I’m not really very good at dealing with needy people. Part of the reason is that I myself am an intense person. But I’m not enthusiastic because I have a weird crush on all my friends. I’m enthusiastic because I find things actually interesting or to be passionate about?
And so I collect needy people. And they tell me their problems. Which kind of inspires me to think that maybe I have these needy-people-problems myself. I don’t really care that I’m single right now but all the needy friends do, and so I find myself wondering if there’s something wrong with me.
Then I get anxiety about being single. Except, I don’t care about being single. I’m a little upset that I let myself put on so much weight and that the only people who are flirting with me are very strange. And I’m missing my cats and my friends up here. But being single? I’m only upset about that (in reality) in a sort of theoretical way. Sometimes I read something in fiction featuring being super happy and contented and in love and I feel wistful but that’s about it.

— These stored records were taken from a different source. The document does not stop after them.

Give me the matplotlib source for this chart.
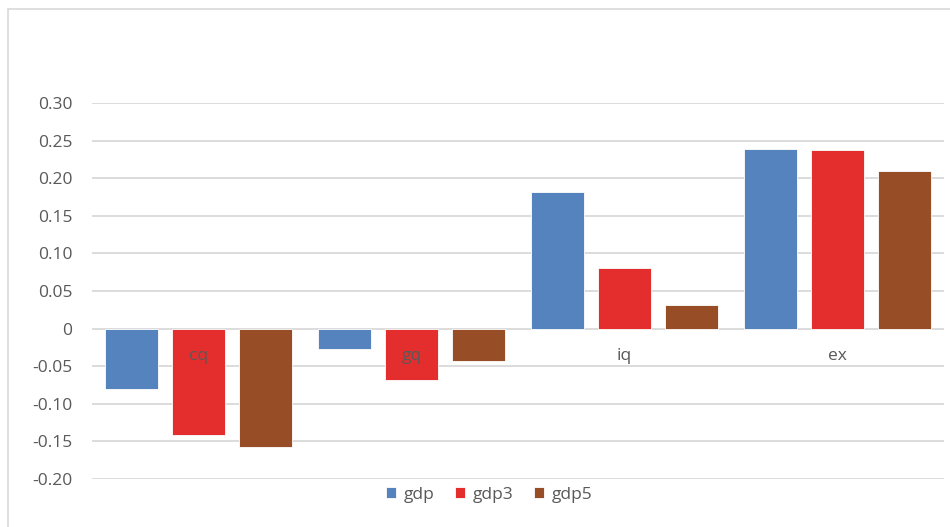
import matplotlib.pyplot as plt
from matplotlib.patches import Rectangle
import numpy as np

categories = ['cq', 'gq', 'iq', 'ex']
gdp = [-0.080, -0.027, 0.182, 0.239]
gdp3 = [-0.142, -0.068, 0.081, 0.237]
gdp5 = [-0.158, -0.043, 0.031, 0.209]

series = [('gdp', gdp, '#5583BE'), ('gdp3', gdp3, '#E42E2E'), ('gdp5', gdp5, '#974D25')]
yticks = [-0.20, -0.15, -0.10, -0.05, 0, 0.05, 0.10, 0.15, 0.20, 0.25, 0.30]
yticklabels = ['-0.20', '-0.15', '-0.10', '-0.05', '0', '0.05', '0.10', '0.15', '0.20', '0.25', '0.30']

plt.rcParams['font.family'] = ['Open Sans', 'DejaVu Sans']
text_grey = '#595959'

fig = plt.figure(figsize=(9.5, 5.27), dpi=100)
ax = fig.add_axes([92 / 950, 1 - 479 / 527, (944 - 92) / 950, (479 - 103) / 527])

# chart area border
fig.patches.append(Rectangle((8 / 950, -0.01), 1.0, 1 - 9 / 527 + 0.01, transform=fig.transFigure,
                             fill=False, edgecolor='#d9d9d9', linewidth=1.2))

x = np.arange(len(categories))
offsets = [-0.315, 0, 0.315]
for (name, vals, col), off in zip(series, offsets):
    ax.bar(x + off, vals, width=0.25, color=col, edgecolor='#ffffff', linewidth=0.6,
           label=name, zorder=2)

ax.set_xlim(-0.5, len(categories) - 0.5)
ax.set_ylim(-0.20, 0.30)
ax.set_yticks(yticks)
ax.set_yticklabels(yticklabels, color=text_grey, fontsize=12.5)
ax.tick_params(axis='y', length=0, pad=14)
ax.set_xticks([])
ax.yaxis.grid(True, color='#d9d9d9', linewidth=1.3, zorder=0)
ax.set_axisbelow(True)
for s in ax.spines.values():
    s.set_visible(False)

# category names sit just under the zero line
for i, c in enumerate(categories):
    ax.annotate(c, (i, 0), xytext=(0, -20), textcoords='offset points', ha='center', va='center',
                color=text_grey, fontsize=12.5, zorder=5)

fig.legend(loc='center', bbox_to_anchor=(489 / 950, 1 - 495 / 527), ncol=3, frameon=False,
           fontsize=12.5, labelcolor=text_grey, handlelength=0.6, handleheight=0.6,
           handletextpad=0.4, columnspacing=1.2)

fig.savefig('out.png', dpi=100)
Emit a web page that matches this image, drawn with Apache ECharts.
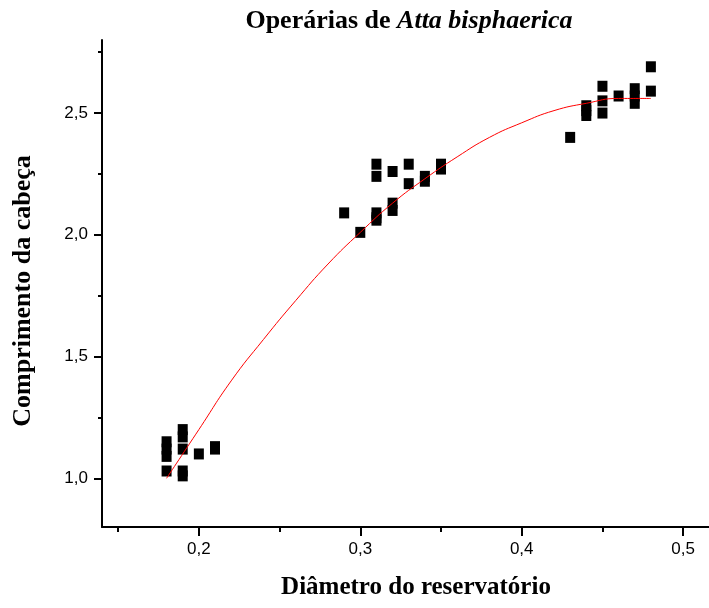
<!DOCTYPE html>
<html>
<head>
<meta charset="utf-8">
<script src="https://cdn.jsdelivr.net/npm/echarts@6/dist/echarts.min.js"></script>
<style>
  html, body { margin: 0; padding: 0; background: #fff; }
  #main { width: 709px; height: 608px; }
</style>
</head>
<body>
<div id="main"></div>
<script>
// measured points (diametro, comprimento)
const diametro = [0.18, 0.18, 0.18, 0.18, 0.19, 0.19, 0.19, 0.19, 0.19, 0.20, 0.21, 0.21,
  0.29, 0.30, 0.31, 0.31, 0.31, 0.31, 0.31, 0.32, 0.32, 0.32, 0.33, 0.33, 0.34, 0.34, 0.35, 0.35,
  0.43, 0.44, 0.44, 0.44, 0.45, 0.45, 0.45, 0.46, 0.47, 0.47, 0.47, 0.48, 0.48]
const comprimento = [1.15, 1.12, 1.09, 1.03, 1.20, 1.17, 1.12, 1.03, 1.01, 1.10, 1.13, 1.12,
  2.09, 2.01, 2.29, 2.24, 2.09, 2.07, 2.06, 2.26, 2.13, 2.10, 2.29, 2.21, 2.24, 2.22, 2.29, 2.27,
  2.40, 2.53, 2.51, 2.49, 2.61, 2.55, 2.50, 2.57, 2.60, 2.57, 2.54, 2.69, 2.59]

// red fitted curve
const fitX = [0.18, 0.20, 0.22, 0.24, 0.26, 0.28, 0.30, 0.32, 0.34, 0.36, 0.38, 0.40, 0.42, 0.44, 0.46, 0.48]
const fitY = [1.00, 1.20, 1.40, 1.57, 1.73, 1.88, 2.01, 2.13, 2.23, 2.32, 2.40, 2.46, 2.51, 2.54, 2.56, 2.56]

const xMajor = [0.2, 0.3, 0.4, 0.5]
const xMinor = [0.15, 0.25, 0.35, 0.45]
const yMajor = [1.0, 1.5, 2.0, 2.5]
const yMinor = [1.25, 1.75, 2.25, 2.75]

const fmt = v => Number(v).toFixed(1).replace('.', ',')

let chart = echarts.init(document.getElementById('main'))

const axisLineStyle = {color: '#000', width: 2}

chart.setOption({
  animation: false,
  title: {
    text: '{b|Operárias de }{i|Atta bisphaerica}',
    left: 404,
    textAlign: 'center',
    top: 3,
    textStyle: {
      rich: {
        b: {fontFamily: 'Liberation Serif', fontWeight: 'bold', fontSize: 26, color: '#000'},
        i: {fontFamily: 'Liberation Serif', fontWeight: 'bold', fontStyle: 'italic', fontSize: 26, color: '#000'}
      }
    }
  },
  grid: {left: 102, top: 40, right: 0, bottom: 81, outerBoundsMode: 'none'},
  xAxis: [
    {
      type: 'value', min: 0.14, max: 0.516,
      axisLine: {lineStyle: axisLineStyle},
      axisTick: {customValues: xMajor, length: 9, lineStyle: axisLineStyle},
      axisLabel: {customValues: xMajor, formatter: fmt, margin: 14, fontFamily: 'Liberation Sans', fontSize: 17, color: '#000'},
      splitLine: {show: false}
    },
    {
      type: 'value', min: 0.14, max: 0.516, position: 'bottom',
      axisLine: {show: false},
      axisTick: {customValues: xMinor, length: 5, lineStyle: axisLineStyle},
      axisLabel: {show: false},
      splitLine: {show: false}
    }
  ],
  yAxis: [
    {
      type: 'value', min: 0.8, max: 2.8,
      axisLine: {show: true, lineStyle: axisLineStyle},
      axisTick: {customValues: yMajor, length: 8, lineStyle: axisLineStyle},
      axisLabel: {customValues: yMajor, formatter: fmt, margin: 14, fontFamily: 'Liberation Sans', fontSize: 17, color: '#000'},
      splitLine: {show: false}
    },
    {
      type: 'value', min: 0.8, max: 2.8, position: 'left',
      axisLine: {show: false},
      axisTick: {customValues: yMinor, length: 4, lineStyle: axisLineStyle},
      axisLabel: {show: false},
      splitLine: {show: false}
    }
  ],
  graphic: [
    {
      type: 'text', x: 23, y: 291, rotation: Math.PI / 2,
      style: {text: 'Comprimento da cabeça', fontFamily: 'Liberation Serif', fontWeight: 'bold', fontSize: 26,
        fill: '#000', align: 'center', verticalAlign: 'middle'}
    },
    {
      type: 'text', x: 416, y: 588,
      style: {text: 'Diâmetro do reservatório', fontFamily: 'Liberation Serif', fontWeight: 'bold', fontSize: 25,
        fill: '#000', align: 'center', verticalAlign: 'middle'}
    }
  ],
  series: [
    {
      type: 'scatter',
      symbol: 'rect',
      symbolSize: [10, 11],
      itemStyle: {color: '#000', opacity: 1},
      data: diametro.map((d, i) => [d, comprimento[i]]),
      z: 2
    },
    {
      type: 'line',
      smooth: true,
      showSymbol: false,
      lineStyle: {color: '#ff0000', width: 1},
      data: fitX.map((d, i) => [d, fitY[i]]),
      z: 3
    }
  ]
})
</script>
</body>
</html>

I had a crush on a friend who also likes THE LADIES recently. Anyway she wasn’t interested, which is kind of ok. I’m relieved. The amount of relief was kind of… excessive. But fair I guess since she lives a long way away? And I was so unbelievably anxious and stressed around that time (from moving and needy friends) that I think it was kind of all mushed up into that stuff.
I guess it highlights though just how easy it is to get self-delusional. Or to be oblivious? Who knows.